Some advisors will have some complaints lodged against them. It is advisable that you look for more details about the matter before ruling them out.
There are cases where financial advisors hold custody of client assets using third party custodians. The advisor may open accounts with firms like Fidelity or Charles Schwab and offer services and trades to your account. Verify your signatures in such cases and ensure you get the reports from the third-party custodian.
Beware of firms own related firms that serve as custodians. That is how Bernie Madoff managed to pull off his fraud scheme.
Avoid advisors who own other custody firms or are recommending to you. The ownership of such firms must be disclosed on the ADV Part Two document.
Regardless of the services you need, ensure the advisor is held to fiduciary standards. It charges them with the responsibility of acting in the best interest of the investor. RIAs must abide by the fiduciary standards. Stockbrokers only need to abide by suitability standards, which is less rigorous.

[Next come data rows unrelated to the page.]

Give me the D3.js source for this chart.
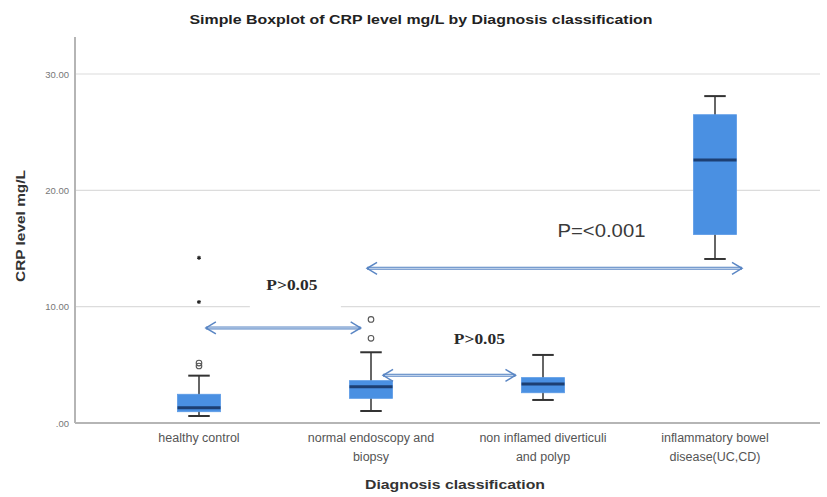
<!DOCTYPE html>
<html>
<head>
<meta charset="utf-8">
<script src="https://cdn.jsdelivr.net/npm/d3@7/dist/d3.min.js"></script>
<style>
  html, body { margin: 0; padding: 0; background: #fff; }
  svg { display: block; }
</style>
</head>
<body>
<svg id="chart" width="827" height="497"></svg>
<script>
// ---- data ----
const categories = [
  ["healthy control"],
  ["normal endoscopy and", "biopsy"],
  ["non inflamed diverticuli", "and polyp"],
  ["inflammatory bowel", "disease(UC,CD)"]
];
const categoryKeys = categories.map(c => c.join(" "));

// five-number summaries: lower whisker, Q1, median, Q3, upper whisker
const lowerWhisker = [0.6, 1.03, 1.98, 14.1];
const q1           = [0.97, 2.12, 2.6, 16.2];
const median       = [1.32, 3.12, 3.35, 22.6];
const q3           = [2.47, 3.64, 3.9, 26.5];
const upperWhisker = [4.07, 6.08, 5.85, 28.1];

// outliers (circles) and extremes (stars), by category index
const outliers = [[0, 5.15], [0, 4.9], [1, 8.9], [1, 7.28]];
const extremes = [[0, 14.2], [0, 10.4]];

const yTicks = [0, 10, 20, 30];

// comparison arrows: from/to in category-index units, at a CRP level
const comparisons = [
  { from: 0.04, to: 0.94, level: 8.17, x0: 0.54, y0: 11.7, label: "P>0.05",   kind: "serif" },
  { from: 1.07, to: 1.84, level: 4.1,  x0: 1.63, y0: 7.1,  label: "P>0.05",   kind: "serif" },
  { from: 0.977, to: 3.157, level: 13.3, x0: 2.34, y0: 16.4, label: "P=<0.001", kind: "sans" }
];

// ---- layout ----
const svg = d3.select("#chart");
const axisX0 = 75, axisX1 = 820, yTop = 37, yBottom = 423;

const x = d3.scalePoint().domain(categoryKeys).range([113, 801]).padding(0.5);
const xi = d3.scaleLinear().domain([0, categoryKeys.length - 1])
  .range([x(categoryKeys[0]), x(categoryKeys[categoryKeys.length - 1])]);
const y = d3.scaleLinear().domain([0, 30]).range([yBottom, 74]);
const boxW = x.step() * 0.25;
const capW = boxW * 0.5;

// title
svg.append("text")
  .attr("x", 421).attr("y", 24)
  .attr("text-anchor", "middle")
  .attr("font-family", "Liberation Sans, Arial, sans-serif")
  .attr("font-size", 12.5).attr("font-weight", "bold")
  .attr("fill", "#222")
  .attr("textLength", 463).attr("lengthAdjust", "spacingAndGlyphs")
  .text("Simple Boxplot of CRP level mg/L by Diagnosis classification");

// gridlines
svg.append("g").selectAll("line")
  .data(yTicks.filter(d => d > 0))
  .join("line")
  .attr("x1", axisX0).attr("x2", axisX1)
  .attr("y1", d => y(d)).attr("y2", d => y(d))
  .attr("stroke", "#dcdcdc").attr("stroke-width", 1.2);

// y axis
const yAxis = d3.axisLeft(y)
  .tickValues(yTicks)
  .tickSize(0)
  .tickPadding(6)
  .tickFormat(d => d === 0 ? ".00" : d3.format(".2f")(d));
const gy = svg.append("g").attr("transform", `translate(${axisX0},0)`).call(yAxis);
gy.select(".domain").remove();
gy.selectAll("text")
  .attr("font-family", "Liberation Sans, Arial, sans-serif")
  .attr("font-size", 9.5).attr("fill", "#777");

svg.append("line")
  .attr("x1", axisX0).attr("x2", axisX0)
  .attr("y1", yTop).attr("y2", yBottom)
  .attr("stroke", "#b5b5b5").attr("stroke-width", 2);
svg.append("line")
  .attr("x1", axisX0).attr("x2", axisX1)
  .attr("y1", yBottom).attr("y2", yBottom)
  .attr("stroke", "#b5b5b5").attr("stroke-width", 2);

// y axis title
svg.append("text")
  .attr("transform", `translate(25,226) rotate(-90)`)
  .attr("text-anchor", "middle")
  .attr("font-family", "Liberation Sans, Arial, sans-serif")
  .attr("font-size", 13).attr("font-weight", "bold")
  .attr("fill", "#333")
  .attr("textLength", 112).attr("lengthAdjust", "spacingAndGlyphs")
  .text("CRP level mg/L");

// x category labels
const xLab = svg.append("g")
  .attr("font-family", "Liberation Sans, Arial, sans-serif")
  .attr("font-size", 12.5).attr("fill", "#555")
  .attr("text-anchor", "middle");
categories.forEach((lines, i) => {
  lines.forEach((ln, j) => {
    xLab.append("text")
      .attr("x", x(categoryKeys[i]))
      .attr("y", 442 + j * 19)
      .text(ln);
  });
});

// x axis title
svg.append("text")
  .attr("x", 455).attr("y", 489)
  .attr("text-anchor", "middle")
  .attr("font-family", "Liberation Sans, Arial, sans-serif")
  .attr("font-size", 13).attr("font-weight", "bold")
  .attr("fill", "#333")
  .attr("textLength", 180).attr("lengthAdjust", "spacingAndGlyphs")
  .text("Diagnosis classification");

// boxes
const boxes = categoryKeys.map((k, i) => ({
  k, lo: lowerWhisker[i], q1: q1[i], med: median[i], q3: q3[i], hi: upperWhisker[i]
}));
const gb = svg.append("g").selectAll("g").data(boxes).join("g")
  .attr("transform", d => `translate(${x(d.k)},0)`);
gb.append("line")
  .attr("x1", 0).attr("x2", 0)
  .attr("y1", d => y(d.hi)).attr("y2", d => y(d.lo))
  .attr("stroke", "#333").attr("stroke-width", 1.5);
gb.append("line")
  .attr("x1", -capW / 2).attr("x2", capW / 2)
  .attr("y1", d => y(d.hi)).attr("y2", d => y(d.hi))
  .attr("stroke", "#333").attr("stroke-width", 2);
gb.append("line")
  .attr("x1", -capW / 2).attr("x2", capW / 2)
  .attr("y1", d => y(d.lo)).attr("y2", d => y(d.lo))
  .attr("stroke", "#333").attr("stroke-width", 2);
gb.append("rect")
  .attr("x", -boxW / 2).attr("width", boxW)
  .attr("y", d => y(d.q3)).attr("height", d => y(d.q1) - y(d.q3))
  .attr("fill", "#4a90e2").attr("stroke", "#5a9ae6").attr("stroke-width", 0.8);
gb.append("line")
  .attr("x1", -boxW / 2).attr("x2", boxW / 2)
  .attr("y1", d => y(d.med)).attr("y2", d => y(d.med))
  .attr("stroke", "#1d3f72").attr("stroke-width", 3);

// outliers
svg.append("g").selectAll("circle").data(outliers).join("circle")
  .attr("cx", d => x(categoryKeys[d[0]]))
  .attr("cy", d => y(d[1]))
  .attr("r", 2.8)
  .attr("fill", "none").attr("stroke", "#555").attr("stroke-width", 1.1);

// extremes
svg.append("g").selectAll("path").data(extremes).join("path")
  .attr("transform", d => `translate(${x(categoryKeys[d[0]])},${y(d[1])})`)
  .attr("d", d3.symbol(d3.symbolAsterisk, 12))
  .attr("fill", "none").attr("stroke", "#222").attr("stroke-width", 1.2);

// comparison arrows with labels
const arrowCol = "#5a86c4";
function chevron(g, px, py, dir) {
  const L = 10, H = 6;
  g.append("path")
    .attr("d", `M${px - dir * L},${py - H} L${px},${py} L${px - dir * L},${py + H}`)
    .attr("fill", "none").attr("stroke", arrowCol).attr("stroke-width", 1.5)
    .attr("stroke-linejoin", "miter");
}
comparisons.forEach(c => {
  const g = svg.append("g");
  const xa = xi(c.from), xb = xi(c.to), yy = y(c.level);
  if (c.kind === "serif") {
    // blank the gridline behind the label
    g.append("rect")
      .attr("x", xi(c.x0) - 42).attr("y", y(c.y0) - 17)
      .attr("width", 91).attr("height", 40)
      .attr("fill", "#fff");
  }
  g.append("line").attr("x1", xa).attr("x2", xb).attr("y1", yy).attr("y2", yy)
    .attr("stroke", arrowCol).attr("stroke-width", 3);
  g.append("line").attr("x1", xa + 2).attr("x2", xb - 2).attr("y1", yy).attr("y2", yy)
    .attr("stroke", "#d6e4f5").attr("stroke-width", 1);
  chevron(g, xa, yy, -1);
  chevron(g, xb, yy, 1);
  const t = g.append("text")
    .attr("x", xi(c.x0)).attr("y", y(c.y0))
    .attr("text-anchor", "middle")
    .attr("fill", "#2a2a2a")
    .text(c.label);
  if (c.kind === "serif") {
    t.attr("font-family", "Liberation Serif, Times New Roman, serif")
      .attr("font-size", 14).attr("font-weight", "bold")
      .attr("dominant-baseline", "middle")
      .attr("textLength", 51).attr("lengthAdjust", "spacingAndGlyphs");
  } else {
    t.attr("font-family", "Liberation Sans, Arial, sans-serif")
      .attr("font-size", 19)
      .attr("dominant-baseline", "middle")
      .attr("fill", "#3a3a3a")
      .attr("textLength", 88).attr("lengthAdjust", "spacingAndGlyphs");
  }
});
</script>
</body>
</html>
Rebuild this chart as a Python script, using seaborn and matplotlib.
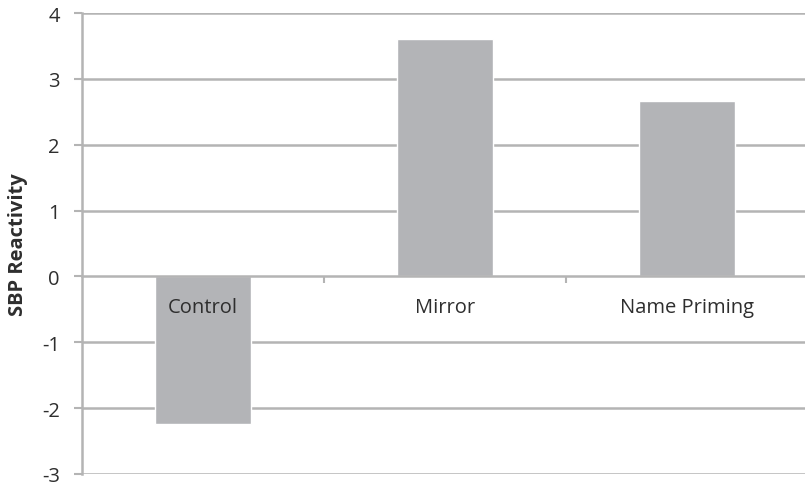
import matplotlib
matplotlib.use("Agg")
import matplotlib.pyplot as plt
import seaborn as sns
import pandas as pd

# Systolic blood pressure reactivity by condition
conditions = ["Control", "Mirror", "Name Priming"]
sbp_reactivity = [-2.24, 3.61, 2.67]
y_ticks = [-3, -2, -1, 0, 1, 2, 3, 4]

df = pd.DataFrame({"condition": conditions, "sbp": sbp_reactivity})

sns.set_theme(style="white")
plt.rcParams["font.family"] = ["Open Sans", "DejaVu Sans"]

bar_color = "#b3b4b7"
grid_color = "#b4b4b4"
text_color = "#2e2e2e"

fig = plt.figure(figsize=(8.05, 4.89), dpi=100)
ax = fig.add_axes([82 / 805, 14 / 489, 726 / 805, 461 / 489])

sns.barplot(data=df, x="condition", y="sbp", color=bar_color, width=0.395,
            saturation=1, ax=ax, zorder=3)

ax.set_ylim(-3, 4)
ax.set_xlim(-0.5, 2.5)
ax.set_yticks(y_ticks)
ax.set_yticklabels([str(t) for t in y_ticks])
for t in y_ticks:
    if t != 0:
        ax.axhline(t, color=grid_color, lw=1.8, zorder=1)

# Zero line acts as the category axis, labels hang just below it
for side in ["top", "right"]:
    ax.spines[side].set_visible(False)
ax.spines["bottom"].set_position(("data", 0))
ax.spines["bottom"].set_color(grid_color)
ax.spines["bottom"].set_linewidth(1.8)
ax.spines["bottom"].set_zorder(4)
ax.spines["left"].set_color(grid_color)
ax.spines["left"].set_linewidth(1.8)

ax.set_xticks([0, 1, 2])
ax.set_xticklabels(conditions)
ax.set_xticks([0.5, 1.5], minor=True)
ax.tick_params(axis="x", which="major", length=0, pad=15, labelsize=14.5,
               labelcolor=text_color)
ax.tick_params(axis="x", which="minor", bottom=True, length=5, width=1.5,
               color=grid_color, direction="out")
ax.tick_params(axis="y", which="major", left=True, length=6, width=1.5,
               color=grid_color, pad=10, labelsize=14.5, labelcolor=text_color)
ax.xaxis.set_zorder(5)

ax.set_xlabel("")
ax.set_ylabel("SBP Reactivity", fontsize=14.5, fontweight="bold",
              color=text_color)
ax.yaxis.set_label_coords(-0.074, 0.5)

fig.savefig("out.png", dpi=100)
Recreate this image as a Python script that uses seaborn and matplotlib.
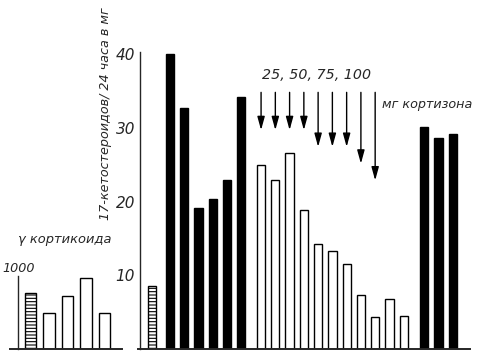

The department of labor’s Fiduciary Rule phased on June 9, 2017, expanded the types of professionals who must meet the fiduciary standards. See more on DOL Fiduciary Rule: Everything You Need to Know.
Registered investment advisors are registered with state residence or the SEC and are regulated under the Investment Advisors Act of 1940.
A financial planner can help you in making complex financial decisions. He or she can offer to advise on buying a car, a house, saving for college, refinancing your mortgage, just to mention a few. They interact with many clients and other financial professionals and they have the latest financial information.
Great financial planners will help you make more money from your investments, achieve your goals, save money, and avoid risky investments throughout your lifetime.
For the best experience and maximizing financial advisory services, meet your advisor regularly. Always ask for their word before making any decision that involves your finances, investments, and legal matters.